What to produce:
Reproduce only the lines from the one containing "Output the LaTeX" through the one containing "(0,0) rectangle (1063,937);", exactly as written and with both ends included.

Working data:
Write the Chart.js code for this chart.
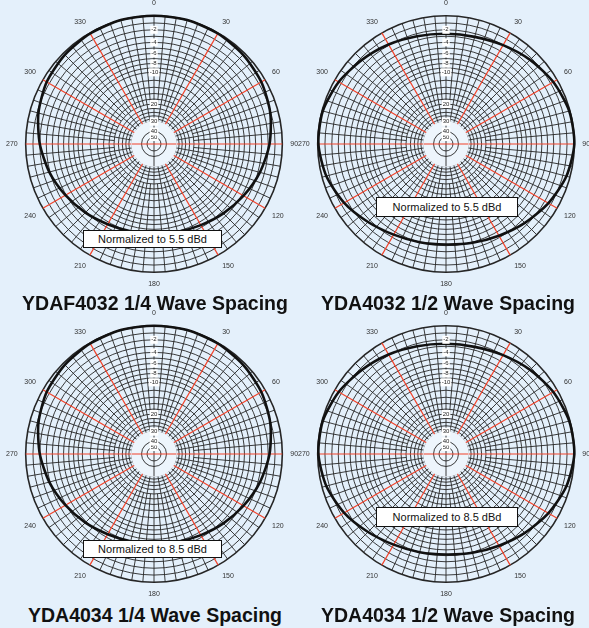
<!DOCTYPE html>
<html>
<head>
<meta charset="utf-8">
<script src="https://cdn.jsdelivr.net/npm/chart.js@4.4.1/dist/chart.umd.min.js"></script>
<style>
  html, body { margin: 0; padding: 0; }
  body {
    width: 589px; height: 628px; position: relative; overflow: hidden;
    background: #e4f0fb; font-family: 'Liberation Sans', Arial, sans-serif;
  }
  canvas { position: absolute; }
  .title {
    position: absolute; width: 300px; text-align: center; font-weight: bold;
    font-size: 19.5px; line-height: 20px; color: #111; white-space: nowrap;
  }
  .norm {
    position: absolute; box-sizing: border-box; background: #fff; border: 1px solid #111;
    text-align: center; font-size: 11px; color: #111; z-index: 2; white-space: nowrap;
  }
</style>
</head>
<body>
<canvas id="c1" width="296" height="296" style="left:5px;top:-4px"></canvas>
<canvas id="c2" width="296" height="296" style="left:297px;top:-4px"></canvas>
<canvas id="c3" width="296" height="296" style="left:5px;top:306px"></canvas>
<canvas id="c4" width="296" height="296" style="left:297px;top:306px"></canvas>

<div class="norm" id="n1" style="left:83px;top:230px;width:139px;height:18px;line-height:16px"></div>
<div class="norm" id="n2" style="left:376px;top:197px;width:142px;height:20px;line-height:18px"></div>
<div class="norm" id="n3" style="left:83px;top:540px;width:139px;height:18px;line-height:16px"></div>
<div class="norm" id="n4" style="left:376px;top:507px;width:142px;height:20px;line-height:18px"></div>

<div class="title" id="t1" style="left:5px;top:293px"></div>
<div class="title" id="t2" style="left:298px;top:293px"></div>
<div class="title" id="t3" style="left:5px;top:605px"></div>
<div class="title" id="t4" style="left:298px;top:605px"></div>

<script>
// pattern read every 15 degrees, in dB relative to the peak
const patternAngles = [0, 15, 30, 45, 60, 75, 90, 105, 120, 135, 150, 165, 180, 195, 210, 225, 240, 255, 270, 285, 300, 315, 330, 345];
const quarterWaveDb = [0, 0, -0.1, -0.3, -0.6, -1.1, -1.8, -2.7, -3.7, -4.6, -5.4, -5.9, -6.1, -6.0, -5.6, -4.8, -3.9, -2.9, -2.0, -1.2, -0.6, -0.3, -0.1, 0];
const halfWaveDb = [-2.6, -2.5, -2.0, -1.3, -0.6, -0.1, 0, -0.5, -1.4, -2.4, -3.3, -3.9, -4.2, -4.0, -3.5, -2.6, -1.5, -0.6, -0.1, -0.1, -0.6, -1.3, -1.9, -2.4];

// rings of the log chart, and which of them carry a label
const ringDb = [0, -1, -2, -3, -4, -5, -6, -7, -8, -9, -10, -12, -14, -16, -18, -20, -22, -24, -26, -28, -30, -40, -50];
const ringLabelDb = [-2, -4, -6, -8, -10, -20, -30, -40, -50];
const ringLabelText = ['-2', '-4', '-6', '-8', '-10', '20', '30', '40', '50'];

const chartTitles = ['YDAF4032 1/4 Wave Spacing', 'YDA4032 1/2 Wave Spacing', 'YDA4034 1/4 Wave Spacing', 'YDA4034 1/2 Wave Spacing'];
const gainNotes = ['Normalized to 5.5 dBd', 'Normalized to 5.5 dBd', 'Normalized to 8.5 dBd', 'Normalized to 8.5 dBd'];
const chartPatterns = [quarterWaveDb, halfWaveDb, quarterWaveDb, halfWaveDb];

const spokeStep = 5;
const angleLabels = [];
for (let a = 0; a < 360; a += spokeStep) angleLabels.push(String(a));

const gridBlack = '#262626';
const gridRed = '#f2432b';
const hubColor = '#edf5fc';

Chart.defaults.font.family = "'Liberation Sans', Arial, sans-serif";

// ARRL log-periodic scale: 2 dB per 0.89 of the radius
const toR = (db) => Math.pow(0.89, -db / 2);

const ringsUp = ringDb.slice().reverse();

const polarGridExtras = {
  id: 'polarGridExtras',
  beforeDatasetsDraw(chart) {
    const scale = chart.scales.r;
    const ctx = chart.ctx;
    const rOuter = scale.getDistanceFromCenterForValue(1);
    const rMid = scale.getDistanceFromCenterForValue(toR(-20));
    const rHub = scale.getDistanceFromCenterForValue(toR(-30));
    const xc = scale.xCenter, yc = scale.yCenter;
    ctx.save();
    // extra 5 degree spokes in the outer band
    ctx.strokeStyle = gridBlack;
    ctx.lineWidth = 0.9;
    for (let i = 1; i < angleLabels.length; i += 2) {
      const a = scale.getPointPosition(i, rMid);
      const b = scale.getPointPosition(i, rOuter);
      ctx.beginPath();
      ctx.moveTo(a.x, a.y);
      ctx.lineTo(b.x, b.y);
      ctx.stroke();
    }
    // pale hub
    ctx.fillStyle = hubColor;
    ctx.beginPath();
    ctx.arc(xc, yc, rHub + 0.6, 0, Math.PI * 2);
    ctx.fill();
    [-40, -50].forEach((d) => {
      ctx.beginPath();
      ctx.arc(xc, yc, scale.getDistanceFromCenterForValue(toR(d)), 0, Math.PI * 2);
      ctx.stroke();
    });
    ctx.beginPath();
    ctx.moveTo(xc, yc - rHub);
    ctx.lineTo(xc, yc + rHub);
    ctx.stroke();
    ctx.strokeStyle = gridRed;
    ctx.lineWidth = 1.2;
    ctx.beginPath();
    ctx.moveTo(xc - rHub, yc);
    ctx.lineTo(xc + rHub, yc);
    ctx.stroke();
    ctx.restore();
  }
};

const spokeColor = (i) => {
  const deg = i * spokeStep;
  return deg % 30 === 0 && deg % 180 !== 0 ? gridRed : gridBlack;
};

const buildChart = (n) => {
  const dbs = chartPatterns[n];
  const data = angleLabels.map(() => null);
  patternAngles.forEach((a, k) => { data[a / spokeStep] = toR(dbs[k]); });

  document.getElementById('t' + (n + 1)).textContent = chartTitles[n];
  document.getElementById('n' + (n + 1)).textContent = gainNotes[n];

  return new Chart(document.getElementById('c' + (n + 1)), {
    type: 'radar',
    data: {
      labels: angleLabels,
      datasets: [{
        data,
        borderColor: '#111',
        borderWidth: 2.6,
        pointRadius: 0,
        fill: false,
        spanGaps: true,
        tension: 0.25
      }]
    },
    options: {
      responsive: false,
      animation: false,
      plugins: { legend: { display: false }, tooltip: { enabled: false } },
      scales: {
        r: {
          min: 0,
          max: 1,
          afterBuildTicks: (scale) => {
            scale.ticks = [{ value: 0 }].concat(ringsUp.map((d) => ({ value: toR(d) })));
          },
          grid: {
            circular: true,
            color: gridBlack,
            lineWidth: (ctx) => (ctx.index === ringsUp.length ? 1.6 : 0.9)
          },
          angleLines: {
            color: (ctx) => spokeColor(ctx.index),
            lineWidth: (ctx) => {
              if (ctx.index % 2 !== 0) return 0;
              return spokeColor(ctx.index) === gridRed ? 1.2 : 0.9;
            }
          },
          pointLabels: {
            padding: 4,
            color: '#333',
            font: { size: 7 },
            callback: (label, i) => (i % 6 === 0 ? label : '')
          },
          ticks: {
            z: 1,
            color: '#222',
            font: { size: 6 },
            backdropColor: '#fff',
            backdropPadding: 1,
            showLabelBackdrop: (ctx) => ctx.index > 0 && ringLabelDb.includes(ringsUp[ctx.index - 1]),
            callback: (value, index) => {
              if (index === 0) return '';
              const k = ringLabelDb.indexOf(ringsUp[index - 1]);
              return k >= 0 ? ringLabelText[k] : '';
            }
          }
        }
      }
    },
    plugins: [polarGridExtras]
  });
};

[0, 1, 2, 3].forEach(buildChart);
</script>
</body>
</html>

...

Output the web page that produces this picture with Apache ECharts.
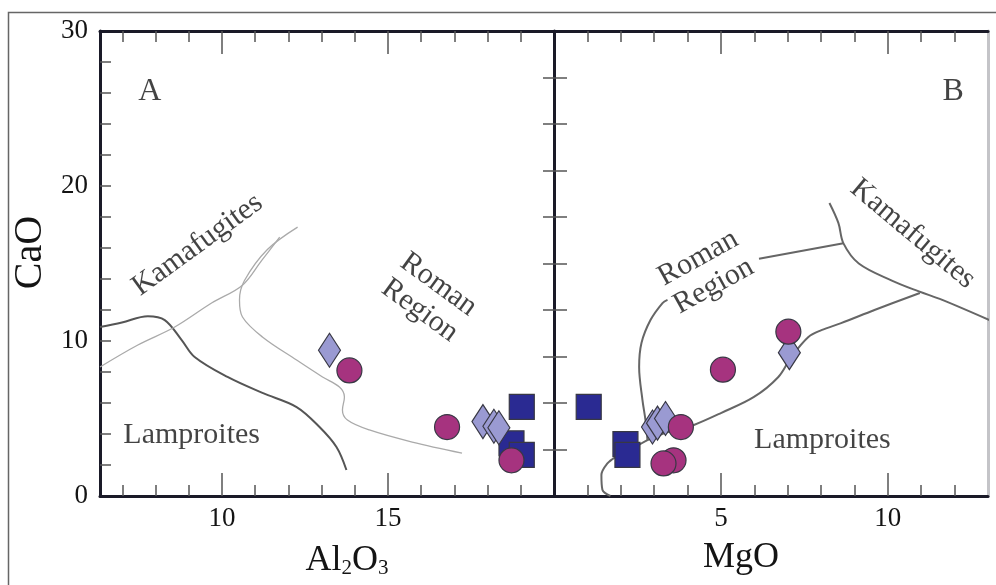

==

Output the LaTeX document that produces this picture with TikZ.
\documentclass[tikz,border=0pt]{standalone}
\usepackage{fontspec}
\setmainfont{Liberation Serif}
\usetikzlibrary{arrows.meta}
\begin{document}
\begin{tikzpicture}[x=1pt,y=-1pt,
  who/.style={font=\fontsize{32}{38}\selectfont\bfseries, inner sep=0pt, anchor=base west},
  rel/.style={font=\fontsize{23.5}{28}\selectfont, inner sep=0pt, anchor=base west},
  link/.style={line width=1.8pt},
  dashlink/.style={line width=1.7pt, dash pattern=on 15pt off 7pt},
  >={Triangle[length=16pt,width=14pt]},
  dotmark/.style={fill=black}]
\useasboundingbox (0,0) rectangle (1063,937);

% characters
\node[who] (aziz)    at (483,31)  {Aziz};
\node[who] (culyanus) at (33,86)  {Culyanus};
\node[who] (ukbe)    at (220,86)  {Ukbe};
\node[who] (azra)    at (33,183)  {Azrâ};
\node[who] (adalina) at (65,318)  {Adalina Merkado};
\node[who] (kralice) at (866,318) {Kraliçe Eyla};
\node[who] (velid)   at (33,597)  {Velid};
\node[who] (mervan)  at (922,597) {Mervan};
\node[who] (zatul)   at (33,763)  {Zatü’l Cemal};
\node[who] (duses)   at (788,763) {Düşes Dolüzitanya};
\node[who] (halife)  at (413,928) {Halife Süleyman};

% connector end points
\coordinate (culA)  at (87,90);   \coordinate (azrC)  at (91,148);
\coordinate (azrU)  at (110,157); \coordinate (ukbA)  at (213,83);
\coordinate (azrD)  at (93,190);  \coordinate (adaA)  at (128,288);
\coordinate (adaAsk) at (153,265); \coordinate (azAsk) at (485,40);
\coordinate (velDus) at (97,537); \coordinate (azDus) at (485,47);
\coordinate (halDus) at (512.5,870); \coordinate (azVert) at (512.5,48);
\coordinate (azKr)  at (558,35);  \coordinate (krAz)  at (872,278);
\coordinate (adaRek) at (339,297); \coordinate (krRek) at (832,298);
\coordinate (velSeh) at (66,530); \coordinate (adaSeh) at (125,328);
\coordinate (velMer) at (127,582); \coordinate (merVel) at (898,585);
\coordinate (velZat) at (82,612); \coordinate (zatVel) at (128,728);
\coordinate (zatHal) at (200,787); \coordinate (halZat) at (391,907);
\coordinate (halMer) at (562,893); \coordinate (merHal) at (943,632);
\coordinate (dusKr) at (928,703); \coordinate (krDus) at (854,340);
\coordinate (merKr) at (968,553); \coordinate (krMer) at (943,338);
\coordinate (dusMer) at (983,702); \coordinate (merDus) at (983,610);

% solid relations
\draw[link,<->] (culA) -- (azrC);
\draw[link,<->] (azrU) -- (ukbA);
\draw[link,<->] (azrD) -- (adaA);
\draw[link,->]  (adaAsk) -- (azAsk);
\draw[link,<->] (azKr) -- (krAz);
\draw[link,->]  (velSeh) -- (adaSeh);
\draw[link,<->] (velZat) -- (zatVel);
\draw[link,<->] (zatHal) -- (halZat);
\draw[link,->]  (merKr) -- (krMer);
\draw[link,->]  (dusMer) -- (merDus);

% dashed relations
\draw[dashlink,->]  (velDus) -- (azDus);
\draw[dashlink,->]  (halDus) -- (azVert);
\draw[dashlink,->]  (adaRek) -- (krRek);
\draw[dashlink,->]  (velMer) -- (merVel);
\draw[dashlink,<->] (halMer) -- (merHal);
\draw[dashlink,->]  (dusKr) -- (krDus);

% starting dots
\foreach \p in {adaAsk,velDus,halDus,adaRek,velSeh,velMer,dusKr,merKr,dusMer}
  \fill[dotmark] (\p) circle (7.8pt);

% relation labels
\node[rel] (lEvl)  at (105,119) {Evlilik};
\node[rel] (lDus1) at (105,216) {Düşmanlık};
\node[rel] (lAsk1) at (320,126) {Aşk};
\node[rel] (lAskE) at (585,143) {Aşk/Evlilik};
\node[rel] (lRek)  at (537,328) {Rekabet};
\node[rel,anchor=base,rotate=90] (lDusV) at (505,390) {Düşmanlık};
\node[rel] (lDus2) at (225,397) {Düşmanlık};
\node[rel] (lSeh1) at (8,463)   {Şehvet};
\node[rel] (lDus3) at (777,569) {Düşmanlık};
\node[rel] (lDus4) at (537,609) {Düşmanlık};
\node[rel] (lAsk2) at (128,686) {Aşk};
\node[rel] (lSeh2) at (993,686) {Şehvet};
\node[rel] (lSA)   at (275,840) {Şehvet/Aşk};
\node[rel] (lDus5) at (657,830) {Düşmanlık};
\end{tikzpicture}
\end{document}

Answer to the problem:
Output the LaTeX document that produces this picture with TikZ.
\documentclass[tikz,border=0pt]{standalone}
\usepackage{fontspec}
\setmainfont{Liberation Serif}
\usetikzlibrary{arrows.meta}
\begin{document}
\begin{tikzpicture}[x=1pt,y=-1pt,
  who/.style={font=\fontsize{32}{38}\selectfont\bfseries, inner sep=0pt, anchor=base west},
  rel/.style={font=\fontsize{23.5}{28}\selectfont, inner sep=0pt, anchor=base west},
  link/.style={line width=1.8pt},
  dashlink/.style={line width=1.7pt, dash pattern=on 15pt off 7pt},
  >={Triangle[length=16pt,width=14pt]},
  dotmark/.style={fill=black}]
\useasboundingbox (0,0) rectangle (1063,937);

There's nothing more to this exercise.